━━━━━ RECORDS TO PROCESS

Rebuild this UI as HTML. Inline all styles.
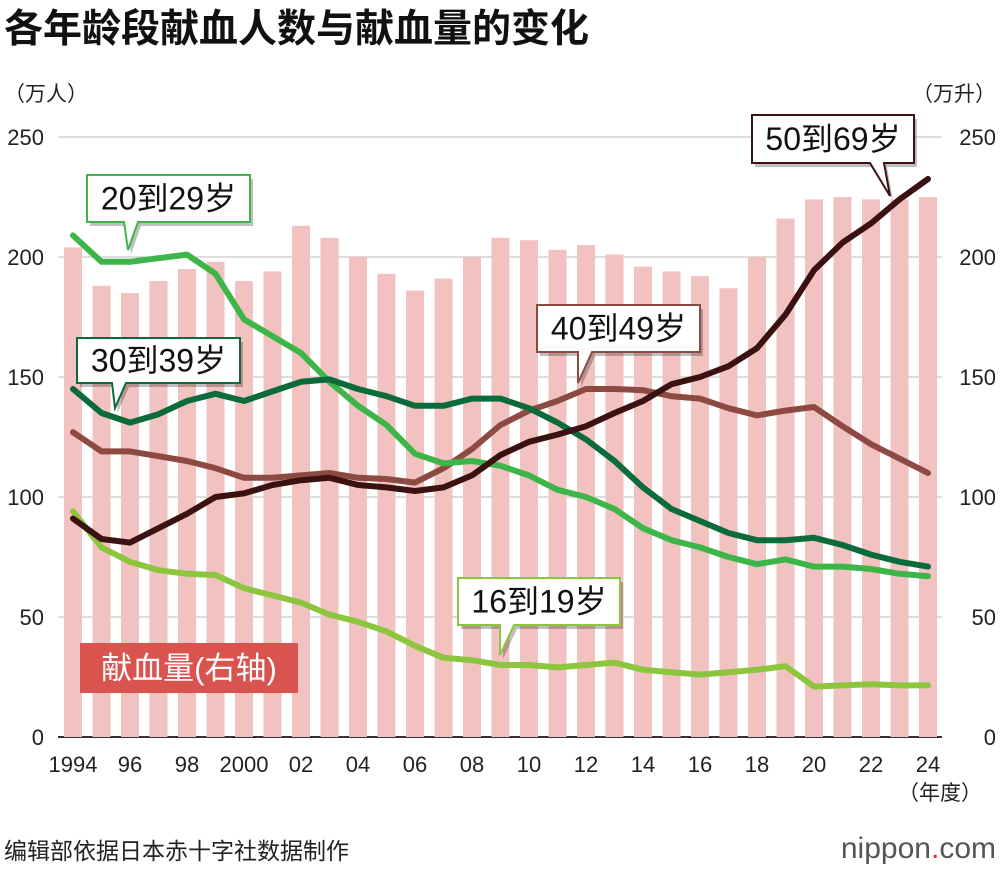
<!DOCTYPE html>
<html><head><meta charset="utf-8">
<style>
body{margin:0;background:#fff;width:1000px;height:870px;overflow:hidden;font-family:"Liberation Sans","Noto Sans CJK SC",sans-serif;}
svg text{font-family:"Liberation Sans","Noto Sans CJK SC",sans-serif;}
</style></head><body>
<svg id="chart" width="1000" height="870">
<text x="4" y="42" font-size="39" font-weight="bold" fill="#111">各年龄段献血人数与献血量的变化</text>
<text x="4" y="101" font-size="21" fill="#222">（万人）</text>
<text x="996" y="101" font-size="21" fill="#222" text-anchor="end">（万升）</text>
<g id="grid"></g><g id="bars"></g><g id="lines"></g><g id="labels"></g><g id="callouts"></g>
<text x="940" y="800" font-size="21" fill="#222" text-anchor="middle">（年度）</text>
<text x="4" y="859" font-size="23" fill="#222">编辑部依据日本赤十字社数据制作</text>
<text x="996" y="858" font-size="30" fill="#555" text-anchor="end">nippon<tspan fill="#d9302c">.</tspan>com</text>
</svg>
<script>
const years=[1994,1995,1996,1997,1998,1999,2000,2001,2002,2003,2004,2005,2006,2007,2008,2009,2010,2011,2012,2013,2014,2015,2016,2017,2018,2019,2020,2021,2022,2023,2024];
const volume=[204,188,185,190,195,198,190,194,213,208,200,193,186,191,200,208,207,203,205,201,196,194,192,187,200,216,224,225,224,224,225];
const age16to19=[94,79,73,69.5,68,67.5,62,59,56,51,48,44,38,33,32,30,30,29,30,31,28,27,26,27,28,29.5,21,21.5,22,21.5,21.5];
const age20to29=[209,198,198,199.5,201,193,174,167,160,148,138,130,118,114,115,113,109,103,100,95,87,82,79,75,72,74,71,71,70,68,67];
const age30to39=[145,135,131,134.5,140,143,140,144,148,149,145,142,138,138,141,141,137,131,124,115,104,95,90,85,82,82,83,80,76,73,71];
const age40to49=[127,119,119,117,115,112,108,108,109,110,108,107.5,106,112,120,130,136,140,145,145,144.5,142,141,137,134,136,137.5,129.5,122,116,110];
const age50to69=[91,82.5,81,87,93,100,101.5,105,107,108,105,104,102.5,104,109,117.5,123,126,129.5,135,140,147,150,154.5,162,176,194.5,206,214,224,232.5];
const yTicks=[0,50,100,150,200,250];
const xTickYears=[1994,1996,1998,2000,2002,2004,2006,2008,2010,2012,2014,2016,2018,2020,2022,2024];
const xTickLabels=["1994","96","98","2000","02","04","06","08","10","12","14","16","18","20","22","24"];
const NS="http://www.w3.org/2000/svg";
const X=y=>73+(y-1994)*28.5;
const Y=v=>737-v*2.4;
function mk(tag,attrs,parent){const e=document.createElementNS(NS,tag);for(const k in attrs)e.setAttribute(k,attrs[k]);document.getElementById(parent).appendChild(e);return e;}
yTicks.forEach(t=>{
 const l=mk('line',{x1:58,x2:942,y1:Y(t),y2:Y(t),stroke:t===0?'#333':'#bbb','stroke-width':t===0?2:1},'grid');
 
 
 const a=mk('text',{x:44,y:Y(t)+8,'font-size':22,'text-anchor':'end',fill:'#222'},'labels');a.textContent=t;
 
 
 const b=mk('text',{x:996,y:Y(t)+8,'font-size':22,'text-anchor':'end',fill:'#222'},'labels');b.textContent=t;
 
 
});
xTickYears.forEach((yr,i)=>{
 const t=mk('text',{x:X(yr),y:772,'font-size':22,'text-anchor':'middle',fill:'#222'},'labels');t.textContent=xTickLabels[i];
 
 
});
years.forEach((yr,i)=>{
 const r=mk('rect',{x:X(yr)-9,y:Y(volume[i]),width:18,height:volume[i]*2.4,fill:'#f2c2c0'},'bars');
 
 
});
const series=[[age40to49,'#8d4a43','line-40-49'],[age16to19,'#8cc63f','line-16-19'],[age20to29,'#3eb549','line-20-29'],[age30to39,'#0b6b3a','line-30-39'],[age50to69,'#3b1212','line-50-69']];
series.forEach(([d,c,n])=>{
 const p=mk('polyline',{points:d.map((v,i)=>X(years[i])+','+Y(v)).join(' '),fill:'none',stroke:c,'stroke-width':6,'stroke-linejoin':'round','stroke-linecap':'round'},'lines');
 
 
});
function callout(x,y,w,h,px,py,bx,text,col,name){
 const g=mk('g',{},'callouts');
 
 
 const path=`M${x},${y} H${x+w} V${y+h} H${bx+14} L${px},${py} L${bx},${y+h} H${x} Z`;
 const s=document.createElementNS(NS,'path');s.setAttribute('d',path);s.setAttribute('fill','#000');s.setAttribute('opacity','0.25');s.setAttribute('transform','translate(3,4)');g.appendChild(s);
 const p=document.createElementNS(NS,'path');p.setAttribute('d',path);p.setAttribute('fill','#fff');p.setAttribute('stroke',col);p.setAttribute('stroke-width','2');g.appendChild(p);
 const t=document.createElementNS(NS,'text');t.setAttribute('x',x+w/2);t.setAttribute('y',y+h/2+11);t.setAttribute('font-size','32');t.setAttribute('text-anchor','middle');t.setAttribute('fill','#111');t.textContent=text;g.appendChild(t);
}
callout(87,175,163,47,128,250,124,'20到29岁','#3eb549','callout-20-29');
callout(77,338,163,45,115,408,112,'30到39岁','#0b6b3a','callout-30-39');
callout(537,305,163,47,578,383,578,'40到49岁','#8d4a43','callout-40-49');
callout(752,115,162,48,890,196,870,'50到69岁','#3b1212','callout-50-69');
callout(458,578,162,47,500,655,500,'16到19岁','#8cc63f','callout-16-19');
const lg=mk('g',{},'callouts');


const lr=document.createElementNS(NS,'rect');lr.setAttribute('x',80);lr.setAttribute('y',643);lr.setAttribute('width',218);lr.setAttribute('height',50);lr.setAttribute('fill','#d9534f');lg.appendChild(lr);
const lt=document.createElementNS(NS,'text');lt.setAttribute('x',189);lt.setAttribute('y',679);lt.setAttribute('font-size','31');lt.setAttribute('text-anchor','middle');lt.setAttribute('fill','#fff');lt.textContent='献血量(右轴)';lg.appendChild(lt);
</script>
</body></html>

━━━━━━━━━━
━━━━━ RECORDS TO PROCESS

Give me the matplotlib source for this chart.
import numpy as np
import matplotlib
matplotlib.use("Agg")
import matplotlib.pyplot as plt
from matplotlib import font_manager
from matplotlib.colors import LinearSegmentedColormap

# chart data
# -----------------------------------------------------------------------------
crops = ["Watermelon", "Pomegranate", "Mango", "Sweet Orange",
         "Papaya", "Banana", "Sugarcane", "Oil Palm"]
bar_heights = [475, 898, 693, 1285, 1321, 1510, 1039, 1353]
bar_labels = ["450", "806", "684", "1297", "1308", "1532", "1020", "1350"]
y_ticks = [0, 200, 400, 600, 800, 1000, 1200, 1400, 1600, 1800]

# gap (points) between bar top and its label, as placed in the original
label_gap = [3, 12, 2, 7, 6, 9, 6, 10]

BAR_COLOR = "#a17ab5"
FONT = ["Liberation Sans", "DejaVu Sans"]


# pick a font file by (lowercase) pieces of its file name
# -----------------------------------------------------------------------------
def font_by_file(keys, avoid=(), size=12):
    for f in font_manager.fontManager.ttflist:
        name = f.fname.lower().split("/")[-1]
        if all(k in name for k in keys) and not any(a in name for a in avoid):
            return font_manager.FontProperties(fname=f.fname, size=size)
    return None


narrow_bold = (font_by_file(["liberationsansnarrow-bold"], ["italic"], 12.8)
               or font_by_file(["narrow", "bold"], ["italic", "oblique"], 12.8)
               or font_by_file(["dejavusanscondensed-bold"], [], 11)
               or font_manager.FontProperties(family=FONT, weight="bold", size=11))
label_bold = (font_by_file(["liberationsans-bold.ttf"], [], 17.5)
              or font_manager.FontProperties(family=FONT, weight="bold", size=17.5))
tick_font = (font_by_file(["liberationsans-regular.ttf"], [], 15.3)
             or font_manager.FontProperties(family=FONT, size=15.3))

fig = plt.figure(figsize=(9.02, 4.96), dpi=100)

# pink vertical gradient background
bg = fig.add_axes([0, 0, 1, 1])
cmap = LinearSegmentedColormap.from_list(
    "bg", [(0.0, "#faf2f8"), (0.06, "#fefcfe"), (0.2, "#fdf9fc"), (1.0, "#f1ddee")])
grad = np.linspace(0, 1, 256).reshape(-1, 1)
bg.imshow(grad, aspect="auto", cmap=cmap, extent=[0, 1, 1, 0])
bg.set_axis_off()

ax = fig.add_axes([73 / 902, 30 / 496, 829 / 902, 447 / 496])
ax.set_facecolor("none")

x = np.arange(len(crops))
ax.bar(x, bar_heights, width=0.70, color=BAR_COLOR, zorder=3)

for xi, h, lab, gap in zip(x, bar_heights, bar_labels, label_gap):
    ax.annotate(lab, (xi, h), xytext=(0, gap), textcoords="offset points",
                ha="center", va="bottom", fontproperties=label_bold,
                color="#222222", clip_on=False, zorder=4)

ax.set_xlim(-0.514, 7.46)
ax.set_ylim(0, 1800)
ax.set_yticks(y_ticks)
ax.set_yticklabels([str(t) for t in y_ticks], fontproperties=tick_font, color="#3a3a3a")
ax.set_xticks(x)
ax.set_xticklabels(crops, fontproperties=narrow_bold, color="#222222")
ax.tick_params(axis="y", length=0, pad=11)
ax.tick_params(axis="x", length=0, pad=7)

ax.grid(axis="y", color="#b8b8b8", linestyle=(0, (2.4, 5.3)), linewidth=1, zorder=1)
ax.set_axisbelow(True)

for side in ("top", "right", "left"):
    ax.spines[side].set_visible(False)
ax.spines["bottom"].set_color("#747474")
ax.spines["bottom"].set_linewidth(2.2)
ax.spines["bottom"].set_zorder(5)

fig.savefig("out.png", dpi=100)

━━━━━━━━━━

■ REQUIRED WORK
Copy each line from the records above that includes the string "matplotlib".

■ ANSWER TO THIS EXERCISE
Give me the matplotlib source for this chart.
import matplotlib
matplotlib.use("Agg")
import matplotlib.pyplot as plt
from matplotlib import font_manager
from matplotlib.colors import LinearSegmentedColormap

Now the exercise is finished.